DATASET ENTRIES
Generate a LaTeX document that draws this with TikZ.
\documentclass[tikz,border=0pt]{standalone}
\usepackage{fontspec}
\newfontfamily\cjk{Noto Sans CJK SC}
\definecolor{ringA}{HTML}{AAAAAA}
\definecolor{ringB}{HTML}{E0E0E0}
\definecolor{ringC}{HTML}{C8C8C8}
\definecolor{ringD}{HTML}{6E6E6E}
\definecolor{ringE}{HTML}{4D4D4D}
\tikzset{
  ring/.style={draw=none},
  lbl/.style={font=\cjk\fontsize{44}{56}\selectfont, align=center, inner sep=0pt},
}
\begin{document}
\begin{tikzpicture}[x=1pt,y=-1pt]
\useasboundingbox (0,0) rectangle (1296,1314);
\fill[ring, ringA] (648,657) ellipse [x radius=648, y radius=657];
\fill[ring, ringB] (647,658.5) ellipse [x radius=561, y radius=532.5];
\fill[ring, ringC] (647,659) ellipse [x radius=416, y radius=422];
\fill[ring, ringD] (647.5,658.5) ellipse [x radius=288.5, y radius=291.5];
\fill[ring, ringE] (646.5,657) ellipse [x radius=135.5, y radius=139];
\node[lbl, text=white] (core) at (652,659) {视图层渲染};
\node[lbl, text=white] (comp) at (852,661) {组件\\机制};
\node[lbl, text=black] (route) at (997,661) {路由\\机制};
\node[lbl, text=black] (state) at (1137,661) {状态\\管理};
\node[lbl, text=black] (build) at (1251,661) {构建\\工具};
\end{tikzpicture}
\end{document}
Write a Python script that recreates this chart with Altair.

SHORT TASK
Copy every line of the material, please, keeping it exactly the same.

ANSWER IN FULL
Generate a LaTeX document that draws this with TikZ.
\documentclass[tikz,border=0pt]{standalone}
\usepackage{fontspec}
\newfontfamily\cjk{Noto Sans CJK SC}
\definecolor{ringA}{HTML}{AAAAAA}
\definecolor{ringB}{HTML}{E0E0E0}
\definecolor{ringC}{HTML}{C8C8C8}
\definecolor{ringD}{HTML}{6E6E6E}
\definecolor{ringE}{HTML}{4D4D4D}
\tikzset{
  ring/.style={draw=none},
  lbl/.style={font=\cjk\fontsize{44}{56}\selectfont, align=center, inner sep=0pt},
}
\begin{document}
\begin{tikzpicture}[x=1pt,y=-1pt]
\useasboundingbox (0,0) rectangle (1296,1314);
\fill[ring, ringA] (648,657) ellipse [x radius=648, y radius=657];
\fill[ring, ringB] (647,658.5) ellipse [x radius=561, y radius=532.5];
\fill[ring, ringC] (647,659) ellipse [x radius=416, y radius=422];
\fill[ring, ringD] (647.5,658.5) ellipse [x radius=288.5, y radius=291.5];
\fill[ring, ringE] (646.5,657) ellipse [x radius=135.5, y radius=139];
\node[lbl, text=white] (core) at (652,659) {视图层渲染};
\node[lbl, text=white] (comp) at (852,661) {组件\\机制};
\node[lbl, text=black] (route) at (997,661) {路由\\机制};
\node[lbl, text=black] (state) at (1137,661) {状态\\管理};
\node[lbl, text=black] (build) at (1251,661) {构建\\工具};
\end{tikzpicture}
\end{document}
Write a Python script that recreates this chart with Altair.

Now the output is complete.